--- Start PROVIDED ENTRIES ---

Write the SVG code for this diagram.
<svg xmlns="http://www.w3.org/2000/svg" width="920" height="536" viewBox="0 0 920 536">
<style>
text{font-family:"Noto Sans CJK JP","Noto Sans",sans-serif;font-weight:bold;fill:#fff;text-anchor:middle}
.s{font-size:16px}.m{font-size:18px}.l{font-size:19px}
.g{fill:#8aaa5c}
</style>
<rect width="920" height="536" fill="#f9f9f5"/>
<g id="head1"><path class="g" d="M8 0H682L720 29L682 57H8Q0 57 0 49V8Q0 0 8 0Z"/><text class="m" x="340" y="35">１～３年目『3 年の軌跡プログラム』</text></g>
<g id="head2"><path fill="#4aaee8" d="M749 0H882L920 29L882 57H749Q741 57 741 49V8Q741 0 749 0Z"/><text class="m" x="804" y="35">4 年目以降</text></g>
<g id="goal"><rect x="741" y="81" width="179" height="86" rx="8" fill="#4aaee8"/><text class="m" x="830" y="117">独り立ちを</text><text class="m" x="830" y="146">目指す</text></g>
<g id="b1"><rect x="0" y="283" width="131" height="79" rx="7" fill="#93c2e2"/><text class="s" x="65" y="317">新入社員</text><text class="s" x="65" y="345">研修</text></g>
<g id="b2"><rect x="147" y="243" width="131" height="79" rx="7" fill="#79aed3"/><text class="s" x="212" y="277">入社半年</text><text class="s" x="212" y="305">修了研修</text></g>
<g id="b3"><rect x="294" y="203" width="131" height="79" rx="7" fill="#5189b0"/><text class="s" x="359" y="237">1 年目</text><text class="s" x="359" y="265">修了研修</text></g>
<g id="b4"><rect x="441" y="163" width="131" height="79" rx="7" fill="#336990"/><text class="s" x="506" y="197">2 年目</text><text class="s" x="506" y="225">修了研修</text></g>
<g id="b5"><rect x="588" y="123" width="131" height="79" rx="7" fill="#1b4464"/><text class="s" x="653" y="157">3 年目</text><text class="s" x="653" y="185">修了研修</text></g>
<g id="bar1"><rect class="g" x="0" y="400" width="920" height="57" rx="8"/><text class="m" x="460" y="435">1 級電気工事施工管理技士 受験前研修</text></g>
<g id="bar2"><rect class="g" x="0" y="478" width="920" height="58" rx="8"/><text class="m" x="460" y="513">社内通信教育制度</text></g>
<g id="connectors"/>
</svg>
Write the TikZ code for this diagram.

--- End PROVIDED ENTRIES ---

== TASK STATEMENT ==
Give the listing again, word for word.

== WRITTEN REPLY ==
Write the SVG code for this diagram.
<svg xmlns="http://www.w3.org/2000/svg" width="920" height="536" viewBox="0 0 920 536">
<style>
text{font-family:"Noto Sans CJK JP","Noto Sans",sans-serif;font-weight:bold;fill:#fff;text-anchor:middle}
.s{font-size:16px}.m{font-size:18px}.l{font-size:19px}
.g{fill:#8aaa5c}
</style>
<rect width="920" height="536" fill="#f9f9f5"/>
<g id="head1"><path class="g" d="M8 0H682L720 29L682 57H8Q0 57 0 49V8Q0 0 8 0Z"/><text class="m" x="340" y="35">１～３年目『3 年の軌跡プログラム』</text></g>
<g id="head2"><path fill="#4aaee8" d="M749 0H882L920 29L882 57H749Q741 57 741 49V8Q741 0 749 0Z"/><text class="m" x="804" y="35">4 年目以降</text></g>
<g id="goal"><rect x="741" y="81" width="179" height="86" rx="8" fill="#4aaee8"/><text class="m" x="830" y="117">独り立ちを</text><text class="m" x="830" y="146">目指す</text></g>
<g id="b1"><rect x="0" y="283" width="131" height="79" rx="7" fill="#93c2e2"/><text class="s" x="65" y="317">新入社員</text><text class="s" x="65" y="345">研修</text></g>
<g id="b2"><rect x="147" y="243" width="131" height="79" rx="7" fill="#79aed3"/><text class="s" x="212" y="277">入社半年</text><text class="s" x="212" y="305">修了研修</text></g>
<g id="b3"><rect x="294" y="203" width="131" height="79" rx="7" fill="#5189b0"/><text class="s" x="359" y="237">1 年目</text><text class="s" x="359" y="265">修了研修</text></g>
<g id="b4"><rect x="441" y="163" width="131" height="79" rx="7" fill="#336990"/><text class="s" x="506" y="197">2 年目</text><text class="s" x="506" y="225">修了研修</text></g>
<g id="b5"><rect x="588" y="123" width="131" height="79" rx="7" fill="#1b4464"/><text class="s" x="653" y="157">3 年目</text><text class="s" x="653" y="185">修了研修</text></g>
<g id="bar1"><rect class="g" x="0" y="400" width="920" height="57" rx="8"/><text class="m" x="460" y="435">1 級電気工事施工管理技士 受験前研修</text></g>
<g id="bar2"><rect class="g" x="0" y="478" width="920" height="58" rx="8"/><text class="m" x="460" y="513">社内通信教育制度</text></g>
<g id="connectors"/>
</svg>
Write the TikZ code for this diagram.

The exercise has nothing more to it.